Internet of Things - A gateway to cybercrime

By Joe Vitale, VP, Treasury Management

Discover how to protect your business from cybersecurity threats that come with the expanding Internet of Things (IoT).

Have you seen the commercial for the Samsung Family Hub Refrigerator? The one where actor Dax Shepard calls real-life wife Kristen Bell asking if he needs to pick up anything from the grocery store? She replies she thinks they are out of eggs. He asks her to check the refrigerator, but she’s busy cooking so she asks him to check himself – which he does via his smartphone. I’m not making this up. Look it up online.

Smart appliances are just one example of the devices included in the ecosystem called the Internet of Things (IoT). IoT is a network of devices, physical or virtual, that connect to each other and collect and exchange data. Examples include home security systems, televisions, smartphones, appliances, printers and anything else connected to Wi-Fi or other remote access points. But IoT is not limited to consumer devices. Think about other systems connected to each other, including power grids, nuclear plants and water treatment facilities. What does this have to do with cybercrime? Well, everything actually.

There are a great deal of connected systems out there. According to Gartner Group, by the end of 2016, there will be an estimated 6.4 billion connected objects in use around the world. By 2025, that number will rise to 20.8 billion. The more systems are connected, the more information and data is passed between them.

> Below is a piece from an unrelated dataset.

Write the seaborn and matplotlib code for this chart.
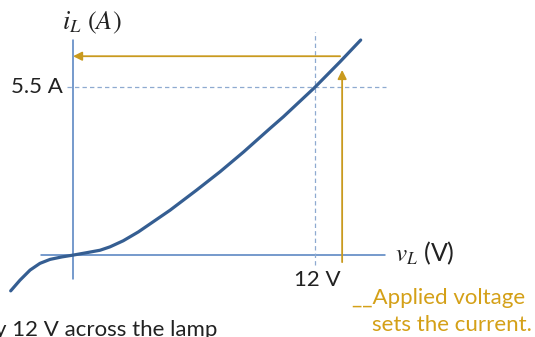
"""Lamp I-V characteristic with the 12 V operating point marked."""

import matplotlib
matplotlib.use("Agg")
import matplotlib.pyplot as plt
import pandas as pd
import seaborn as sns

# lamp characteristic (volts, amps)
v_curve = [-3.09, -2.63, -2.13, -1.64, -1.14, -0.56, 0.0, 0.68, 1.34, 1.83,
           2.49, 3.24, 4.81, 6.13, 7.29, 8.46, 9.77, 10.43, 12.0, 13.24, 14.26]
i_curve = [-1.17, -0.82, -0.49, -0.27, -0.14, -0.06, 0.0, 0.08, 0.16, 0.27,
           0.47, 0.76, 1.47, 2.13, 2.73, 3.38, 4.15, 4.53, 5.5, 6.33, 7.04]

v_op = 12.0       # applied voltage
i_op = 5.5        # resulting current
v_label = "12 V"
i_label = "5.5 A"

curve_col = "#355e92"
axis_col = "#4f7fbf"
dash_col = "#8eaad0"
gold = "#c99a1e"
text_gold = "#d4a017"

sns.set_theme(style="white")
plt.rcParams["font.family"] = ["Lato", "DejaVu Sans"]
plt.rcParams["mathtext.fontset"] = "stix"

fig = plt.figure(figsize=(5.35, 3.37), dpi=100)
ax = fig.add_axes([0, 0, 1, 1])
ax.set_xlim(-3.62, 22.9)
ax.set_ylim(-2.68, 8.35)
ax.axis("off")

# coordinate axes
ax.plot([0, 0], [-0.79, 7.04], color=axis_col, lw=1.1)
ax.plot([-1.59, 15.47], [0, 0], color=axis_col, lw=1.1)

# guide lines for the operating point
ax.plot([v_op, v_op], [-0.33, 7.3], color=dash_col, lw=0.9, ls=(0, (3.5, 2.5)))
ax.plot([-0.3, 15.52], [i_op, i_op], color=dash_col, lw=0.9, ls=(0, (3.5, 2.5)))

df = pd.DataFrame({"v": v_curve, "i": i_curve})
sns.lineplot(data=df, x="v", y="i", ax=ax, color=curve_col, lw=2.3)

# applied voltage -> current arrows
arrow = dict(arrowstyle="-|>", color=gold, lw=1.3, mutation_scale=13,
             shrinkA=0, shrinkB=0)
ax.annotate("", xy=(0, 6.51), xytext=(13.24, 6.51), arrowprops=arrow)
ax.annotate("", xy=(13.34, 6.06), xytext=(13.34, -0.23), arrowprops=arrow)

fs = 16
ax.text(0.95, 7.6, r"$i_L\ (A)$", fontsize=19, ha="center", va="center",
        color="#222222")
ax.text(-0.5, i_op, i_label, fontsize=fs, ha="right", va="center", color="#222222")
ax.text(v_op + 0.1, -0.82, v_label, fontsize=fs, ha="center", va="center",
        color="#222222")
ax.text(15.96, 0.07, r"$v_L$ (V)", fontsize=18, ha="left", va="center",
        color="#222222")
ax.text(13.83, -1.41, "__Applied voltage", fontsize=fs, ha="left", va="center",
        color=text_gold)
ax.text(14.82, -2.29, "sets the current.", fontsize=fs, ha="left", va="center",
        color=text_gold)
ax.text(-3.87, -2.66, "y 12 V across the lamp", fontsize=fs, ha="left",
        va="baseline", color="#222222")

fig.savefig("out.png", dpi=100)
plt.close(fig)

Let’s break this down for a minute. Think about all the data on your smartphone. Not just your social media pages, pictures, email and text history, but your banking information and apps that retain personal data. How about other apps that allow you to stream videos, change the temperature in your home or watch your dog or child while you are at the office? What if someone was able to hack into all of those things at one time? Don’t think it can’t happen.

The potential threat is so concerning that the FBI issued a public service announcement alerting companies and the general public about the extra security concerns IoT causes. Quite a few businesses and consumers don’t think this information is valuable to criminals. But it is.

Here’s how something seemingly innocent can turn into a cyber attack. A hacker sees you eat a certain type of yogurt and sends you a downloadable coupon for that yogurt. Once you click on the coupon, it downloads malware on your PC or phone, and just like that, all of your information is compromised.

Other options for hackers? They can get into your security system at home or business and turn off the alarm when you are away, allowing them easy access to your items and information. Or they could turn off the power grid in your neighborhood or business park and demand $10,000 in bitcoin before turning the electricity back on.

So what does this mean for businesses? It means businesses must change the way they operate when it comes to their information. As new technologies and innovations are introduced and change the way we live and work, new threats are also being introduced what will cause more diligence and protection.

In March 2015, Ernst & Young released a report titled Cybersecurity and the Internet of Things. The report reviewed the rise of threats and challenges with IoT. As IoT expands our world, provides economic benefits, and makes life easier, it also has transformed the risk landscape. All business sectors and industries are impacted and in different ways.

There are, however, common practices all businesses can put in place to stay ahead:  

  • Design and implement a cyber threat strategy and incident response plan
  • Educate employees so everyone understands the need for strong governance, user controls and accountability
  • Know your environment inside and out
  • Learn and evolve with technology and innovation
  • Consider implementing a cyber threat intelligence team
  • Align cybersecurity to business objectives
  • Share and learn with and from other companies, including legal and regulatory partners

The next time you pick up your smartphone, use a wireless device at work or ask your spouse to check the refrigerator when you are shopping at the grocery store, remember where all that data is stored and where it goes. And that it’s all connected and potentially vulnerable.

It’s important to anticipate what can happen, adapt to the change that is happening, and act before it’s happened. Since all the data and devices are connected, so are all the users and businesses. We all play a role in protecting the IoT from hackers.